[Start]
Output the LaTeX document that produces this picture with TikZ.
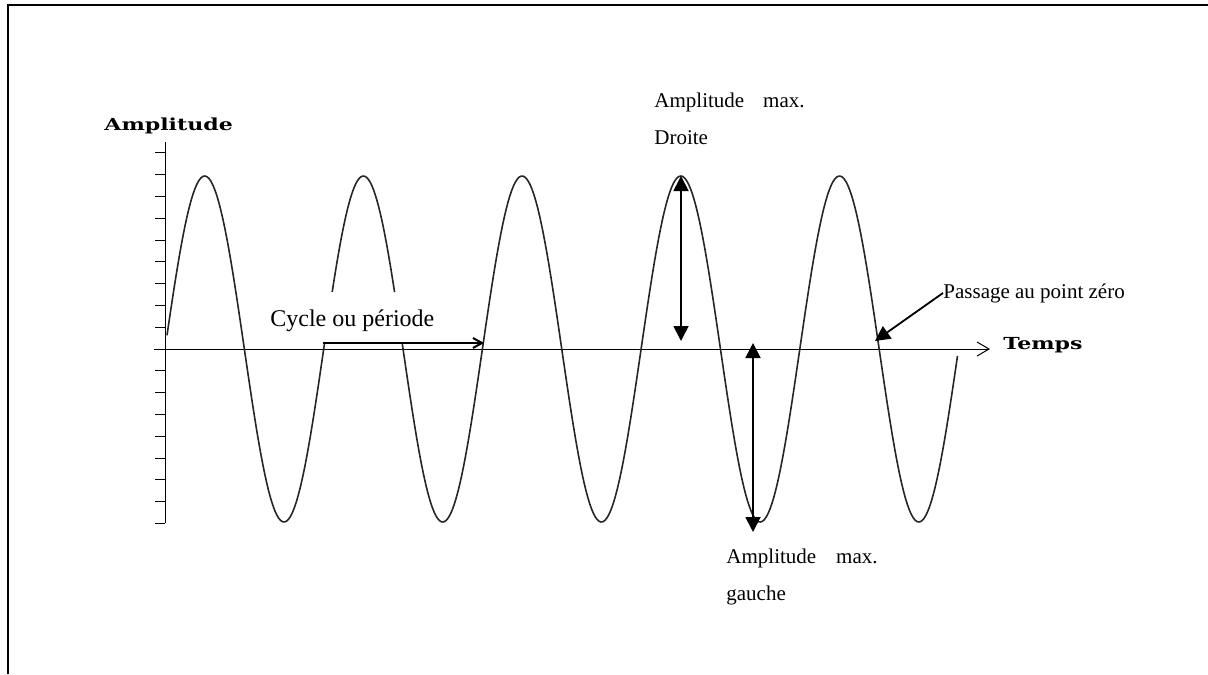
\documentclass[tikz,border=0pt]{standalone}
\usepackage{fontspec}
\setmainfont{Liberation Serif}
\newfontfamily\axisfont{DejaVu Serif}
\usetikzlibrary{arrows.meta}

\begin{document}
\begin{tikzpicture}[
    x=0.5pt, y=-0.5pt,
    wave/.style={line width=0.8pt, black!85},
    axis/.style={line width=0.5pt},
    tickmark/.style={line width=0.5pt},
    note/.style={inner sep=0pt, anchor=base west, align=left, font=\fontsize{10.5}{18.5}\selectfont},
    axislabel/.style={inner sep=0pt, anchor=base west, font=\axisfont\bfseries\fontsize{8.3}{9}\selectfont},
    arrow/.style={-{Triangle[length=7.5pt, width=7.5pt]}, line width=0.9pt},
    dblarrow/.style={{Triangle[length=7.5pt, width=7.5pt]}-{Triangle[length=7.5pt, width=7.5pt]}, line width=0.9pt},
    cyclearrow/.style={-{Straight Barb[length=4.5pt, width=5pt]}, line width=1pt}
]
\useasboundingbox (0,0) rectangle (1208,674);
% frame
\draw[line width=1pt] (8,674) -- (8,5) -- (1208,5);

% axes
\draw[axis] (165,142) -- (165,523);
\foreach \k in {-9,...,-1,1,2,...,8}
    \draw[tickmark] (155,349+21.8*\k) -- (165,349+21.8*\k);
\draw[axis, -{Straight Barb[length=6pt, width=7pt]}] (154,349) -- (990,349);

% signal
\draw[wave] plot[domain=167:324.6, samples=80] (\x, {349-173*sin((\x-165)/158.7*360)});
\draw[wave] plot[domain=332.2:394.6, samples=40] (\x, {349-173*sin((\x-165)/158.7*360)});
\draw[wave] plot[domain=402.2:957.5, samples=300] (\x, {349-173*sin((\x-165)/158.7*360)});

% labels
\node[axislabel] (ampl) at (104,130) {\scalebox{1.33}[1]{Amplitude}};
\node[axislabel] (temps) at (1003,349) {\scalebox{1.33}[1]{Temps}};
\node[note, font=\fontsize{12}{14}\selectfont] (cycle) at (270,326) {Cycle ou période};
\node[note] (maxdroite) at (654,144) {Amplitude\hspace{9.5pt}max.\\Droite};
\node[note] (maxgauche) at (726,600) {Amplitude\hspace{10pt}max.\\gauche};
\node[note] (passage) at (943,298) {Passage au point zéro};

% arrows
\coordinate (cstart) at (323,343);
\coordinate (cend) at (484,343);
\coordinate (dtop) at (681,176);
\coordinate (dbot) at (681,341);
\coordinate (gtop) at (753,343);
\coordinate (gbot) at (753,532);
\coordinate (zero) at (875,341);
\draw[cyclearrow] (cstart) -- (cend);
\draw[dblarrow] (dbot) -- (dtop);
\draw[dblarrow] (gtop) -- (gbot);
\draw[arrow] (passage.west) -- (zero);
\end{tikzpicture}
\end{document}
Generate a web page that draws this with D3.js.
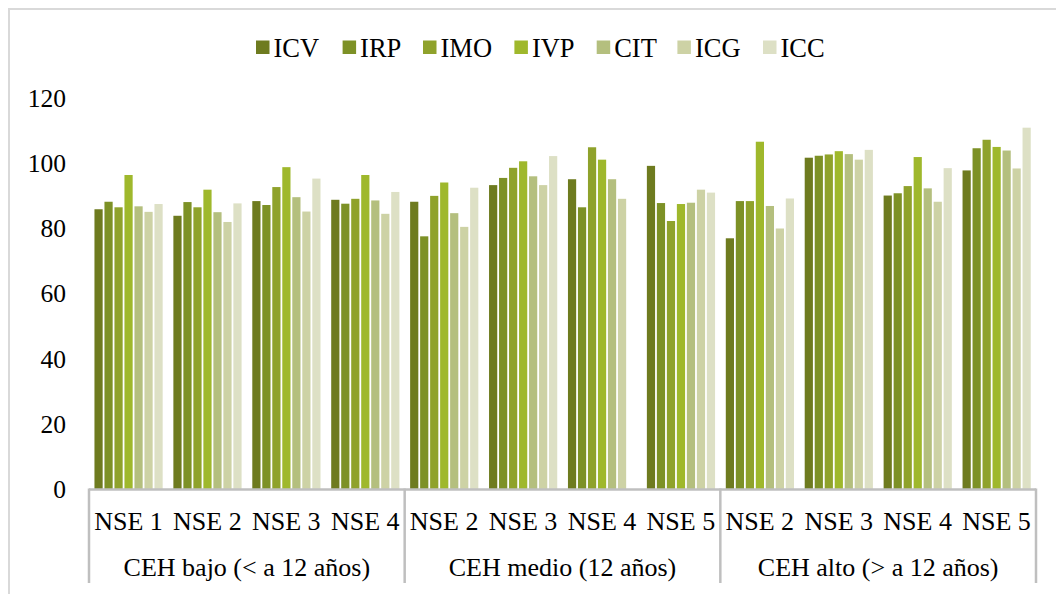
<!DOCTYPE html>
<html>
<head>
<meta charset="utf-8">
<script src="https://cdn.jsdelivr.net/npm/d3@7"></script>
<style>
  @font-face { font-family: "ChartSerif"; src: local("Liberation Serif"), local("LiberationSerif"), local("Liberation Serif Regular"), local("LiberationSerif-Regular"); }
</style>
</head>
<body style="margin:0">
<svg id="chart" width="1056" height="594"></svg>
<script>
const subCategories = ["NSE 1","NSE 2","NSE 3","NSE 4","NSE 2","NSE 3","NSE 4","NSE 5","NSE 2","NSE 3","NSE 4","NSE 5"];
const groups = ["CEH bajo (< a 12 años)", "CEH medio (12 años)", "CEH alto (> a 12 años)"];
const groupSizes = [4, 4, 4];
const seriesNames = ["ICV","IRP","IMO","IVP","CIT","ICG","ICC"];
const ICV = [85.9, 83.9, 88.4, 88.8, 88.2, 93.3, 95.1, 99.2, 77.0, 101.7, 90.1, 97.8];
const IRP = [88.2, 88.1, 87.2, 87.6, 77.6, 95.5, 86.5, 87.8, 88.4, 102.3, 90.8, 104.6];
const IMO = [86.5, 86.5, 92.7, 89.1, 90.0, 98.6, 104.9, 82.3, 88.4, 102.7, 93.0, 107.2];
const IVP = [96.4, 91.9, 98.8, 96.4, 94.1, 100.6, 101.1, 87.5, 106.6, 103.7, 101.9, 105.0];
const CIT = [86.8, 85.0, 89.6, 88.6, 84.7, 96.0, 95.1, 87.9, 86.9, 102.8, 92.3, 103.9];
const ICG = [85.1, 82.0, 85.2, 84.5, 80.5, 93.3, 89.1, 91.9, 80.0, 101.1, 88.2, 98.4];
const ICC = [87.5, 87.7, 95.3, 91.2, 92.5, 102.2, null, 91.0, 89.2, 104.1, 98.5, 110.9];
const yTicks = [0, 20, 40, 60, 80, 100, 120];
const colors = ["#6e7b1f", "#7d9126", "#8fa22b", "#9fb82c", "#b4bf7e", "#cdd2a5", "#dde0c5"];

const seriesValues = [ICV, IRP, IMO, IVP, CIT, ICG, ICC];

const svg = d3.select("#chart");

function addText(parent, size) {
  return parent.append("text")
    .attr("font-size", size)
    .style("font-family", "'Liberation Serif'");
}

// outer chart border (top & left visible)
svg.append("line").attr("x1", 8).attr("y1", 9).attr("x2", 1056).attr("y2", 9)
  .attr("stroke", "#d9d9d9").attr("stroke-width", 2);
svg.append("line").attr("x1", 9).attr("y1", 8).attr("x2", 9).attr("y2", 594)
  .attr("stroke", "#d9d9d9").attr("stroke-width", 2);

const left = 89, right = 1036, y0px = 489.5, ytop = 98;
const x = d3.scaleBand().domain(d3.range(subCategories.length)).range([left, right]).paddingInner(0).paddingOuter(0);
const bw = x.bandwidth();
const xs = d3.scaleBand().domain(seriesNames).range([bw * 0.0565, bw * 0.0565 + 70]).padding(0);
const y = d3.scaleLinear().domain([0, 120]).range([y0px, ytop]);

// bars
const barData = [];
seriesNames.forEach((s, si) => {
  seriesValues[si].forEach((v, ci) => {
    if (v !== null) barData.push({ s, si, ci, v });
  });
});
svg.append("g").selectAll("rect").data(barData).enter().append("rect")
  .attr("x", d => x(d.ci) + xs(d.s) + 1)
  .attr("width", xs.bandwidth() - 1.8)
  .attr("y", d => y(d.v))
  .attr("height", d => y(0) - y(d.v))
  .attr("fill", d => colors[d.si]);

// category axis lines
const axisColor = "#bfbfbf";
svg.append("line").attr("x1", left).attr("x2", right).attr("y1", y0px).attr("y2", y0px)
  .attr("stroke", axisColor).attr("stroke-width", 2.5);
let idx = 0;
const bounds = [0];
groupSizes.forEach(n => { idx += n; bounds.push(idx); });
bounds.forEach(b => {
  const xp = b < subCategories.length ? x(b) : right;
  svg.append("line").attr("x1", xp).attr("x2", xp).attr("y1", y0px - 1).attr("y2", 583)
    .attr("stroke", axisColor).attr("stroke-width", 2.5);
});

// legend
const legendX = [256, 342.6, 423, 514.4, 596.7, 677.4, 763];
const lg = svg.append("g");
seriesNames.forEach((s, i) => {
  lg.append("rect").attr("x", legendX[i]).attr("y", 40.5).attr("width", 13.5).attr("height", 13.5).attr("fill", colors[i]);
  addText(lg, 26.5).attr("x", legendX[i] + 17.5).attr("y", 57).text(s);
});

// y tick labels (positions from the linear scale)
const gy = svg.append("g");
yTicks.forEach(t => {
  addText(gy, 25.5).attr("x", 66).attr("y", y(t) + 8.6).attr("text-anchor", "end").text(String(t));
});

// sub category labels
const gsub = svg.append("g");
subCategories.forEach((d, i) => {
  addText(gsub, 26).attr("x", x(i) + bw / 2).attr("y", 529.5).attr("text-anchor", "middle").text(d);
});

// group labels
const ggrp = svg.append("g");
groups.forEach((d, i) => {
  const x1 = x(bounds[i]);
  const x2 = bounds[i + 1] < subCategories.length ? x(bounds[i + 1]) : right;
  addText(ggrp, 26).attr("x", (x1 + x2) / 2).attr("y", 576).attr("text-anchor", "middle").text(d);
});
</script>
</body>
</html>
[End]
* [What to produce]: Return, from the data, each line that has the word "with" in it.

* [Exercise solution]:
Output the LaTeX document that produces this picture with TikZ.
Generate a web page that draws this with D3.js.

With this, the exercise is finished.